## EXERCISE GOAL
Could the lines from the start of the data through the line with "const aPullerCargo2a = [0.033, 0.0924, 0.123, 0.168, 0.216];" be set down exactly, with no pictures among them?

--- start SUPPLIED INFORMATION ---

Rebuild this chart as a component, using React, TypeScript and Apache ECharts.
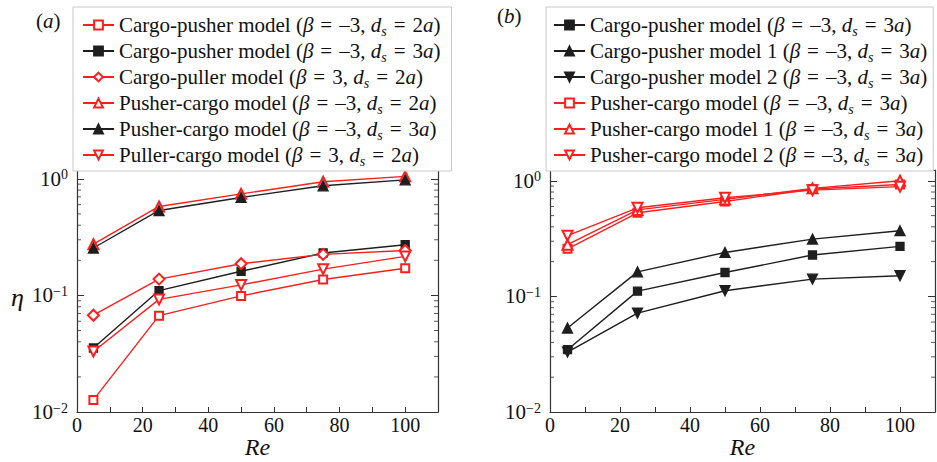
import React, { useEffect, useRef } from 'react';
import * as echarts from 'echarts';

// ---------- data ----------
const reValues = [5, 25, 50, 75, 100];

// panel (a)
const aCargoPusher2a = [0.0127, 0.067, 0.099, 0.137, 0.171];
const aCargoPusher3a = [0.0354, 0.11, 0.161, 0.231, 0.272];
const aCargoPuller2a = [0.0676, 0.138, 0.187, 0.225, 0.243];
const aPusherCargo2a = [0.275, 0.579, 0.743, 0.943, 1.05];
const aPusherCargo3a = [0.255, 0.535, 0.692, 0.871, 0.98];
const aPullerCargo2a = [0.033, 0.0924, 0.123, 0.168, 0.216];

// panel (b)
const bCargoPusher = [0.0346, 0.111, 0.161, 0.228, 0.271];
const bCargoPusher1 = [0.0533, 0.163, 0.24, 0.313, 0.37];
const bCargoPusher2 = [0.033, 0.0717, 0.112, 0.141, 0.151];
const bPusherCargo = [0.258, 0.529, 0.662, 0.85, 0.93];
const bPusherCargo1 = [0.28, 0.56, 0.69, 0.86, 1.0];
const bPusherCargo2 = [0.335, 0.584, 0.713, 0.83, 0.89];

const xTickLabels = [0, 20, 40, 60, 80, 100];
const yMajorTicks = [0.01, 0.1, 1];
const yMinorTicks = [
  0.02, 0.03, 0.04, 0.05, 0.06, 0.07, 0.08, 0.09,
  0.2, 0.3, 0.4, 0.5, 0.6, 0.7, 0.8, 0.9,
];

const X_MIN = 0;
const X_MAX = 110;
const Y_MIN = 0.01;
const Y_MAX_A = 1.19;
const Y_MAX_B = 1.24;

// ---------- styles ----------
const FONT = "'Liberation Serif', serif";
const RED = '#ff1e1e';
const BLACK = '#1e1e1e';
const AXIS = '#333';
const TEXT = '#111';

type Entry = {
  label: string;
  beta: string;
  d: string;
  data: number[];
  color: string;
  symbol: string;
  rotate: number;
  size: number;
};

const entriesA: Entry[] = [
  { label: 'Cargo-pusher model', beta: '–3', d: '2', data: aCargoPusher2a, color: RED, symbol: 'emptyRect', rotate: 0, size: 8 },
  { label: 'Cargo-pusher model', beta: '–3', d: '3', data: aCargoPusher3a, color: BLACK, symbol: 'rect', rotate: 0, size: 8 },
  { label: 'Cargo-puller model', beta: '3', d: '2', data: aCargoPuller2a, color: RED, symbol: 'emptyDiamond', rotate: 0, size: 11 },
  { label: 'Pusher-cargo model', beta: '–3', d: '2', data: aPusherCargo2a, color: RED, symbol: 'emptyTriangle', rotate: 0, size: 10 },
  { label: 'Pusher-cargo model', beta: '–3', d: '3', data: aPusherCargo3a, color: BLACK, symbol: 'triangle', rotate: 0, size: 10 },
  { label: 'Puller-cargo model', beta: '3', d: '2', data: aPullerCargo2a, color: RED, symbol: 'emptyTriangle', rotate: 180, size: 10 },
];

const entriesB: Entry[] = [
  { label: 'Cargo-pusher model', beta: '–3', d: '3', data: bCargoPusher, color: BLACK, symbol: 'rect', rotate: 0, size: 8 },
  { label: 'Cargo-pusher model 1', beta: '–3', d: '3', data: bCargoPusher1, color: BLACK, symbol: 'triangle', rotate: 0, size: 10 },
  { label: 'Cargo-pusher model 2', beta: '–3', d: '3', data: bCargoPusher2, color: BLACK, symbol: 'triangle', rotate: 180, size: 10 },
  { label: 'Pusher-cargo model', beta: '–3', d: '3', data: bPusherCargo, color: RED, symbol: 'emptyRect', rotate: 0, size: 8 },
  { label: 'Pusher-cargo model 1', beta: '–3', d: '3', data: bPusherCargo1, color: RED, symbol: 'emptyTriangle', rotate: 0, size: 10 },
  { label: 'Pusher-cargo model 2', beta: '–3', d: '3', data: bPusherCargo2, color: RED, symbol: 'emptyTriangle', rotate: 180, size: 10 },
];

const nameOf = (panel: string, e: Entry) => `(${panel}) ${e.label} (β = ${e.beta}, ds = ${e.d}a)`;
const richOf = (e: Entry) =>
  `{t|${e.label} (}{i|β}{e|=}{t|${e.beta}, }{i|d}{s|s}{e|=}{t|${e.d}}{i|a}{t|)}`;

const richMap: Record<string, string> = {};
entriesA.forEach((e) => {
  richMap[nameOf('a', e)] = richOf(e);
});
entriesB.forEach((e) => {
  richMap[nameOf('b', e)] = richOf(e);
});

const LEG_FS = 21;
const legendRich = {
  t: { fontFamily: FONT, fontSize: LEG_FS, lineHeight: 26, color: TEXT },
  i: { fontFamily: FONT, fontSize: LEG_FS, lineHeight: 26, color: TEXT, fontStyle: 'italic' },
  e: { fontFamily: FONT, fontSize: LEG_FS, lineHeight: 26, color: TEXT, padding: [0, 7, 0, 7] },
  s: {
    fontFamily: FONT,
    fontSize: 14,
    lineHeight: 14,
    color: TEXT,
    fontStyle: 'italic',
    padding: [12, 0, 0, 0],
    verticalAlign: 'bottom',
  },
};

function makeSeries(panel: string, e: Entry, xAxisIndex: number, yAxisIndex: number) {
  return {
    type: 'line',
    name: nameOf(panel, e),
    xAxisIndex,
    yAxisIndex,
    data: reValues.map((x, i) => [x, e.data[i]]),
    symbol: e.symbol,
    symbolSize: e.size,
    symbolRotate: e.rotate,
    showAllSymbol: true,
    lineStyle: { color: e.color, width: 1.4 },
    itemStyle: { color: e.color, borderColor: e.color, borderWidth: 1.3 },
    z: 3,
  };
}

// minor ticks of the log axes, drawn as tiny scatter marks on the left and right frame edges
function minorTickSeries(xAxisIndex: number, yAxisIndex: number, atX: number, offset: number) {
  return {
    type: 'scatter',
    xAxisIndex,
    yAxisIndex,
    silent: true,
    clip: false,
    z: 1,
    data: yMinorTicks.map((v) => [atX, v]),
    symbol: 'rect',
    symbolSize: [4, 1],
    symbolOffset: [offset, 0],
    itemStyle: { color: AXIS },
  };
}

function xAxis(gridIndex: number) {
  return {
    type: 'value',
    gridIndex,
    min: X_MIN,
    max: X_MAX,
    interval: 10,
    name: 'Re',
    nameLocation: 'middle',
    nameGap: 23,
    nameMoveOverlap: false,
    nameTextStyle: {
      fontFamily: FONT,
      fontSize: 24,
      lineHeight: 24,
      fontStyle: 'italic',
      color: TEXT,
      verticalAlign: 'top',
    },
    axisLine: { show: true, lineStyle: { color: AXIS, width: 1.2 } },
    axisTick: { show: true, inside: true, length: 5, lineStyle: { color: AXIS, width: 1 } },
    axisLabel: {
      margin: 3,
      fontFamily: FONT,
      fontSize: 20,
      color: TEXT,
      formatter: (v: number) => (xTickLabels.indexOf(v) >= 0 ? String(v) : ''),
    },
    splitLine: { show: false },
  };
}

const supLabel = (v: number) => {
  const e = Math.round(Math.log10(v));
  const isMajor = yMajorTicks.some((t) => Math.abs(t - v) / t < 1e-6);
  if (!isMajor) return '';
  const ex = e === 0 ? '0' : '−' + String(-e);
  return `{b|10}{p|${ex}}`;
};

function yAxis(gridIndex: number, position: 'left' | 'right', max: number) {
  const isLeft = position === 'left';
  return {
    type: 'log',
    gridIndex,
    position,
    logBase: 10,
    min: Y_MIN,
    max,
    axisLine: { show: true, onZero: false, lineStyle: { color: AXIS, width: 1.2 } },
    axisTick: { show: true, inside: true, length: 7, lineStyle: { color: AXIS, width: 1 } },
    axisLabel: {
      show: isLeft,
      margin: 9,
      formatter: supLabel,
      rich: {
        b: { fontFamily: FONT, fontSize: 21, lineHeight: 22, color: TEXT },
        p: { fontFamily: FONT, fontSize: 14, lineHeight: 14, color: TEXT, verticalAlign: 'top' },
      },
    },
    splitLine: { show: false },
    minorTick: { show: false },
  };
}

function legend(panel: string, entries: Entry[], left: number, padding: number[]) {
  return {
    orient: 'vertical',
    left,
    top: 7,
    data: entries.map((e) => nameOf(panel, e)),
    selectedMode: false,
    itemWidth: 31,
    itemHeight: 11,
    itemGap: 0,
    padding,
    backgroundColor: '#fff',
    borderColor: '#c8c8c8',
    borderWidth: 1,
    formatter: (name: string) => richMap[name] || name,
    textStyle: { fontFamily: FONT, fontSize: LEG_FS, color: TEXT, rich: legendRich },
  };
}

const panelLabelRich = {
  t: { fontFamily: FONT, fontSize: 21, fill: TEXT },
  i: { fontFamily: FONT, fontSize: 21, fill: TEXT, fontStyle: 'italic' },
};

export default function App() {
  const ref = useRef<HTMLDivElement>(null);

  useEffect(() => {
    if (!ref.current) return;
    const chart = echarts.init(ref.current, null, { renderer: 'svg' });
    const option: any = {
      animation: false,
      backgroundColor: '#fff',
      textStyle: { fontFamily: FONT },
      grid: [
        { left: 77, top: 170, width: 361, height: 242, outerBoundsMode: 'none', containLabel: false },
        { left: 550, top: 170, width: 385, height: 242, outerBoundsMode: 'none', containLabel: false },
      ],
      xAxis: [xAxis(0), xAxis(1)],
      yAxis: [
        yAxis(0, 'left', Y_MAX_A),
        yAxis(0, 'right', Y_MAX_A),
        yAxis(1, 'left', Y_MAX_B),
        yAxis(1, 'right', Y_MAX_B),
      ],
      legend: [legend('a', entriesA, 73, [5, 11, 3, 9]), legend('b', entriesB, 546, [5, 6, 3, 7])],
      graphic: [
        {
          type: 'text',
          left: 36,
          top: 10,
          style: { text: '{t|(}{i|a}{t|)}', rich: panelLabelRich, fill: TEXT },
        },
        {
          type: 'text',
          left: 497,
          top: 5,
          style: { text: '{t|(}{i|b}{t|)}', rich: panelLabelRich, fill: TEXT },
        },
        {
          type: 'text',
          left: 11,
          top: 284,
          style: { text: 'η', fontFamily: FONT, fontSize: 26, fontStyle: 'italic', fill: TEXT },
        },
      ],
      series: [
        minorTickSeries(0, 0, X_MIN, 2),
        minorTickSeries(0, 0, X_MAX, -2),
        minorTickSeries(1, 2, X_MIN, 2),
        minorTickSeries(1, 2, X_MAX, -2),
        ...entriesA.map((e) => makeSeries('a', e, 0, 0)),
        ...entriesB.map((e) => makeSeries('b', e, 1, 2)),
      ],
    };
    chart.setOption(option);
    return () => chart.dispose();
  }, []);

  return (
    <div
      ref={ref}
      style={{ position: 'fixed', left: 0, top: 0, width: 937, height: 462, background: '#fff' }}
    />
  );
}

--- end SUPPLIED INFORMATION ---

## RESPONSE BELOW
Rebuild this chart as a component, using React, TypeScript and Apache ECharts.
import React, { useEffect, useRef } from 'react';
import * as echarts from 'echarts';

// ---------- data ----------
const reValues = [5, 25, 50, 75, 100];

// panel (a)
const aCargoPusher2a = [0.0127, 0.067, 0.099, 0.137, 0.171];
const aCargoPusher3a = [0.0354, 0.11, 0.161, 0.231, 0.272];
const aCargoPuller2a = [0.0676, 0.138, 0.187, 0.225, 0.243];
const aPusherCargo2a = [0.275, 0.579, 0.743, 0.943, 1.05];
const aPusherCargo3a = [0.255, 0.535, 0.692, 0.871, 0.98];
const aPullerCargo2a = [0.033, 0.0924, 0.123, 0.168, 0.216];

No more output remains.